For the French, that’s not good enough. They fear that if the last fort defending Verdun, Fort Souville, falls, “Verdun would become untenable,” Gilbert reports.

The struggle for Verdun began in mid-February, and the French are committed to defending it to the last man.  During the time since according to war historian John Keegan, twenty million shells were fired into the battle zone — twenty million.

“The shape of the landscape had been permanently altered, forests had been reduced to splinters, villages had disappeared.”

“Worse by far,” writes Keegan, “was the destruction of human life.” By this time at Verdun a century ago, “over 200,000 men had been killed or wounded on each side.”

“Verdun had become a place of terror and death that could not yield victory.”

Now it is on the verge of collapse.

Haig is a stubborn man and refuses to order the beginning of the Somme offensive for another ten days. So the French Prime Minister himself “went to see Haig…to ask him to attack sooner. Haig said it was too late to do so.”

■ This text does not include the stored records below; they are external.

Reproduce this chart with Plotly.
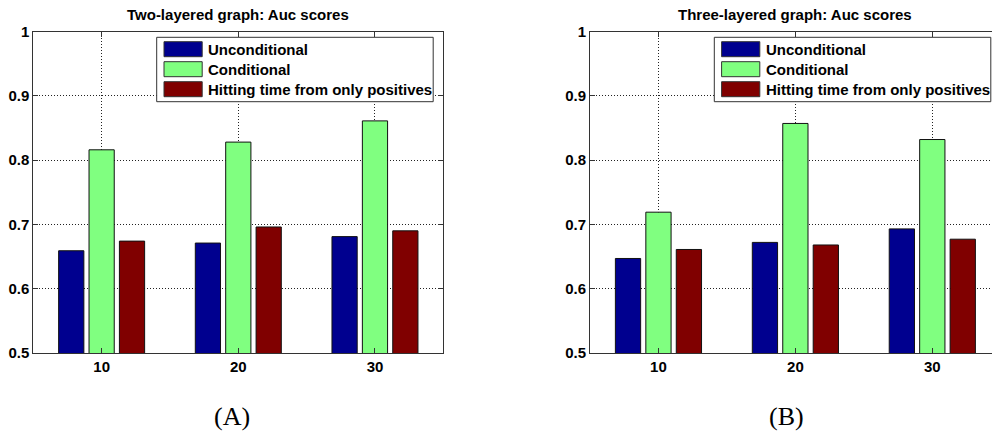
import plotly.graph_objects as go

# ---- data ----
categories = [10, 20, 30]
series_names = ["Unconditional", "Conditional", "Hitting time from only positives"]
two_layer_unconditional = [0.659, 0.671, 0.681]
two_layer_conditional = [0.816, 0.828, 0.861]
two_layer_hitting = [0.674, 0.696, 0.690]
three_layer_unconditional = [0.647, 0.672, 0.693]
three_layer_conditional = [0.719, 0.857, 0.832]
three_layer_hitting = [0.661, 0.668, 0.677]
y_tick_values = [0.5, 0.6, 0.7, 0.8, 0.9, 1.0]
y_tick_labels = ["0.5", "0.6", "0.7", "0.8", "0.9", "1"]
x_tick_labels = ["10", "20", "30"]
titles = ["Two-layered graph: Auc scores", "Three-layered graph: Auc scores"]
captions = ["(A)", "(B)"]

colors = ["#00008F", "#80FF80", "#800000"]

W, H = 992, 435
def px(x):
    return x / W
def py(y):
    return 1 - y / H

fig = go.Figure()
panels = [
    (two_layer_unconditional, two_layer_conditional, two_layer_hitting),
    (three_layer_unconditional, three_layer_conditional, three_layer_hitting),
]
for i, vals in enumerate(panels):
    xa = "x" if i == 0 else "x2"
    ya = "y" if i == 0 else "y2"
    for j, v in enumerate(vals):
        fig.add_trace(go.Bar(
            x=categories, y=v, name=series_names[j], xaxis=xa, yaxis=ya,
            marker=dict(color=colors[j], line=dict(color="#111", width=1)),
            showlegend=False,
        ))

font_main = dict(family="Liberation Sans, Arial, sans-serif", size=15, color="#000", weight="bold")

axis_common = dict(
    showline=True, linecolor="#333", linewidth=1,
    ticks="inside", ticklen=5, tickcolor="#333",
    showgrid=True, gridcolor="#222", griddash="1px,2px", gridwidth=1,
    zeroline=False, tickfont=font_main, automargin=False,
)
ydom = [py(353), py(31.5)]
fig.update_layout(
    width=W, height=H, margin=dict(l=0, r=0, t=0, b=0, pad=0, autoexpand=False),
    paper_bgcolor="white", plot_bgcolor="white",
    barmode="group", bargap=0.333, bargroupgap=0.17,
    xaxis=dict(domain=[px(33.3), px(443.3)], range=[5, 35], anchor="y",
               tickvals=categories, ticktext=x_tick_labels, mirror="ticks", **axis_common),
    yaxis=dict(domain=ydom, range=[0.5, 1.0], anchor="x",
               tickvals=y_tick_values, ticktext=y_tick_labels, mirror="ticks", **axis_common),
    xaxis2=dict(domain=[px(590), 1.0], range=[5, 34.36], anchor="y2",
                tickvals=categories, ticktext=x_tick_labels, mirror="ticks", **axis_common),
    yaxis2=dict(domain=ydom, range=[0.5, 1.0], anchor="x2",
                tickvals=y_tick_values, ticktext=y_tick_labels, mirror=False, **axis_common),
    showlegend=False,
)

# titles and captions
title_x = [238.3, 795.4]
caption_x = [232, 786.3]
for i in range(2):
    fig.add_annotation(text=titles[i], x=px(title_x[i]), y=py(14), xref="paper", yref="paper",
                       showarrow=False, xanchor="center", yanchor="middle", font=font_main)
    fig.add_annotation(text=captions[i], x=px(caption_x[i]), y=py(416.7), xref="paper", yref="paper",
                       showarrow=False, xanchor="center", yanchor="middle",
                       font=dict(family="Liberation Serif, Times New Roman, serif", size=26, color="#000"))

# legends (drawn as boxes in paper space)
legend_left = [156.7, 714.3]
legend_w = 276.5
for i in range(2):
    x0 = legend_left[i]
    fig.add_shape(type="rect", xref="paper", yref="paper",
                  x0=px(x0), x1=px(x0 + legend_w), y0=py(101.7), y1=py(37.3),
                  line=dict(color="#333", width=1), fillcolor="white", layer="above")
    for j in range(3):
        cy = 49.2 + 20 * j
        fig.add_shape(type="rect", xref="paper", yref="paper",
                      x0=px(x0 + 7.3), x1=px(x0 + 45.5), y0=py(cy + 7.5), y1=py(cy - 7.5),
                      line=dict(color="#333", width=1), fillcolor=colors[j], layer="above")
        fig.add_annotation(text=series_names[j], x=px(x0 + 49.5), y=py(cy), xref="paper", yref="paper",
                           showarrow=False, xanchor="left", yanchor="middle", font=font_main)

fig.write_html(
    "out.html",
    config={"displayModeBar": False},
    post_script=(
        "document.body.style.margin='0';"
        "document.body.style.overflow='hidden';"
        "document.documentElement.style.overflow='hidden';"
        "var d=document.getElementById('{plot_id}');"
        "d.style.position='fixed';d.style.top='0px';d.style.left='0px';"
    ),
)
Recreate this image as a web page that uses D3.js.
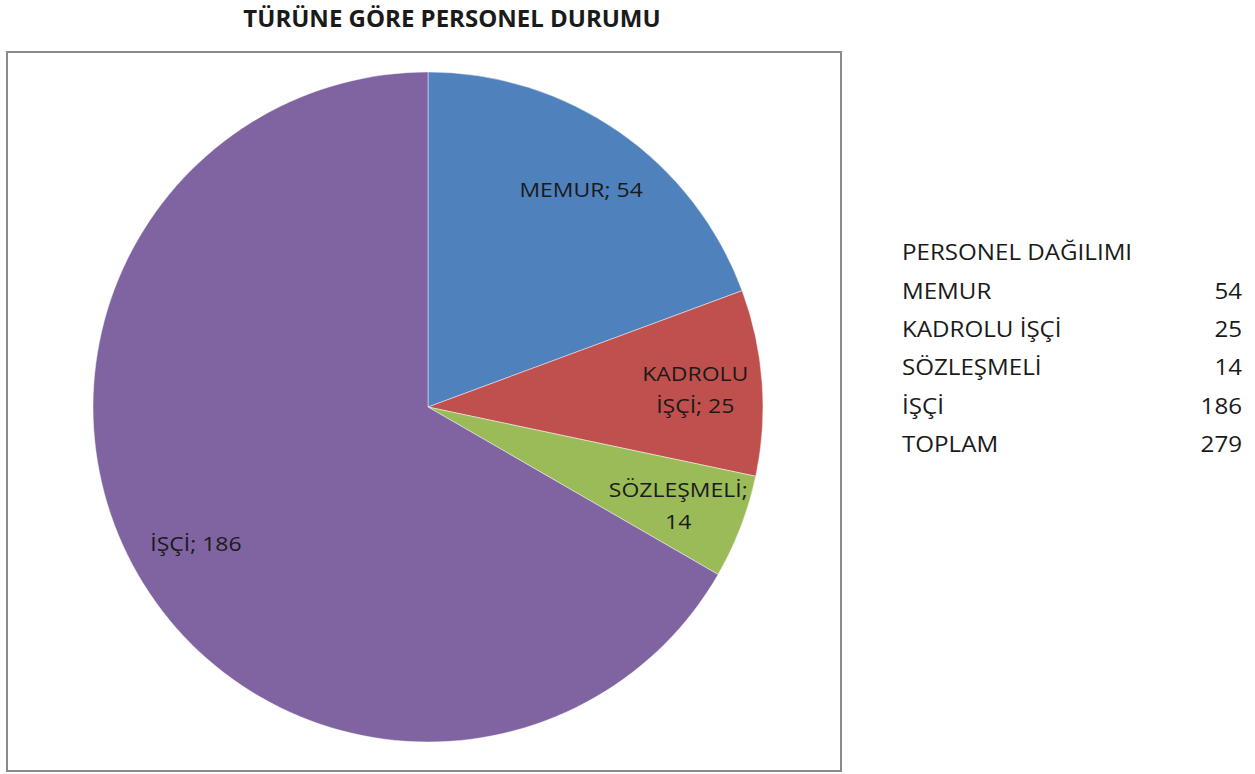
<!DOCTYPE html>
<html>
<head>
<meta charset="utf-8">
<script src="https://cdn.jsdelivr.net/npm/d3@7"></script>
<style>
  html, body { margin: 0; padding: 0; background: #fff; }
  svg { display: block; }
  text { font-family: "Open Sans", "Noto Sans", sans-serif; fill: #1a1a1a; }
</style>
</head>
<body>
<svg id="chart" width="1255" height="774"></svg>
<script>
const title = "TÜRÜNE GÖRE PERSONEL DURUMU";
const categories = ["MEMUR", "KADROLU İŞÇİ", "SÖZLEŞMELİ", "İŞÇİ"];
const values = [54, 25, 14, 186];
const colors = ["#4F81BD", "#C0504D", "#9BBB59", "#8064A2"];
const wrapLabel = [false, true, true, false];
const tableTitle = "PERSONEL DAĞILIMI";
const totalLabel = "TOPLAM";

const svg = d3.select("#chart");
const SX = 1.15; // horizontal widening of the text face

// title
svg.append("text")
  .attr("x", 452).attr("y", 27)
  .attr("text-anchor", "middle")
  .style("font-weight", "bold")
  .style("font-size", "24px")
  .text(title);

// plot border
svg.append("rect")
  .attr("x", 7).attr("y", 52)
  .attr("width", 834).attr("height", 719)
  .attr("fill", "none")
  .attr("stroke", "#8a8a8a")
  .attr("stroke-width", 2);

const cx = 428, cy = 407, R = 335;
const data = categories.map((c, i) => ({ cat: c, value: values[i], color: colors[i], wrap: wrapLabel[i] }));

const pie = d3.pie().value(d => d.value).sort(null);
const arcs = pie(data);
const arc = d3.arc().innerRadius(0).outerRadius(R);
const labelArc = d3.arc().innerRadius(R * 0.8).outerRadius(R * 0.8);

const g = svg.append("g").attr("transform", `translate(${cx},${cy})`);
g.selectAll("path.slice")
  .data(arcs)
  .join("path")
  .attr("class", "slice")
  .attr("d", arc)
  .attr("fill", d => d.data.color)
  .attr("stroke", "rgba(255,255,255,0.45)")
  .attr("stroke-width", 1);

const lineH = 32;
arcs.forEach(a => {
  const [lx, ly] = labelArc.centroid(a);
  const full = `${a.data.cat}; ${a.data.value}`;
  let lines = [full];
  if (a.data.wrap) {
    const k = full.indexOf(" ");
    lines = [full.slice(0, k), full.slice(k + 1)];
  }
  const t = g.append("text")
    .attr("transform", `translate(${lx},${ly + 3}) scale(${SX},1)`)
    .attr("text-anchor", "middle")
    .style("font-size", "20px");
  lines.forEach((ln, i) => {
    t.append("tspan")
      .attr("x", 0)
      .attr("y", (i - (lines.length - 1) / 2) * lineH)
      .attr("dy", "0.35em")
      .text(ln);
  });
});

// right-hand table
const tx = 902, tvx = 1242, ty0 = 253, rowH = 38.3;
const tbl = svg.append("g").style("font-size", "21px");
function cell(x, y, txt, anchor) {
  tbl.append("text")
    .attr("transform", `translate(${x},${y}) scale(${SX},1)`)
    .attr("dy", "0.35em")
    .attr("text-anchor", anchor)
    .text(txt);
}
cell(tx, ty0, tableTitle, "start");
const total = d3.sum(values);
const rows = data.map(d => [d.cat, d.value]).concat([[totalLabel, total]]);
rows.forEach((r, i) => {
  const y = ty0 + (i + 1) * rowH;
  cell(tx, y, r[0], "start");
  cell(tvx, y, r[1], "end");
});
</script>
</body>
</html>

Allies moving horse near to Verdun, spring 1916

Allies moving horse near to Verdun, spring 1916

Haig tells the prime minister, Aristide Briand, that the massive artillery barrage preceding the attack will take place as planned.

The British are preparing the largest artillery bombardment in the war so far…

…reports Gilbert, indeed “the longest concentrated artillery bombardment in modern warfare.” It is set to last five days, preparing the way for a massive ground attack.

The British plan for the Somme offensive is to use the artillery to break through the concentrated German barbed wire defenses. It is Haig’s hope at this point according to a letter he writes to the British General Staff that “the advance was to be pressed eastward far enough to enable our cavalry to push through into the open country beyond the enemy’s prepared lines of defense.”

The preparations for the Somme offensive have been underway for weeks. “Nothing seems to have been spared,” writes one British officer in his diary, “to make this show a success – nothing seems to have been overlooked.”

Still there are many doubts. Haig himself “did not trust his men’s capacity,” writes historian Norman Stone, “and therefore relied on crushing bombardment. True…the quantities of materiel available seemed enormous, but that was not really the case, given the scale of the task.”

French with captured German gun, circa spring 1916.

French with captured German gun, circa spring 1916.

Many of the shells are duds. Many of the soldiers are not trained effectively.

Telephone and radio are likely to break down, reports Stone.

And the artillery shells themselves may not be the most effective given the task at hand. They utilize shrapnel, reports Stone, “which exploded in the air above a defensive position, scattering projectiles, may be useful for cutting barbed wire but not against the deep dugouts that the Germans were now constructing as a matter of course.”

Despite these shortcomings, the British are set to attack at the Somme in just a few days’ time, a century ago.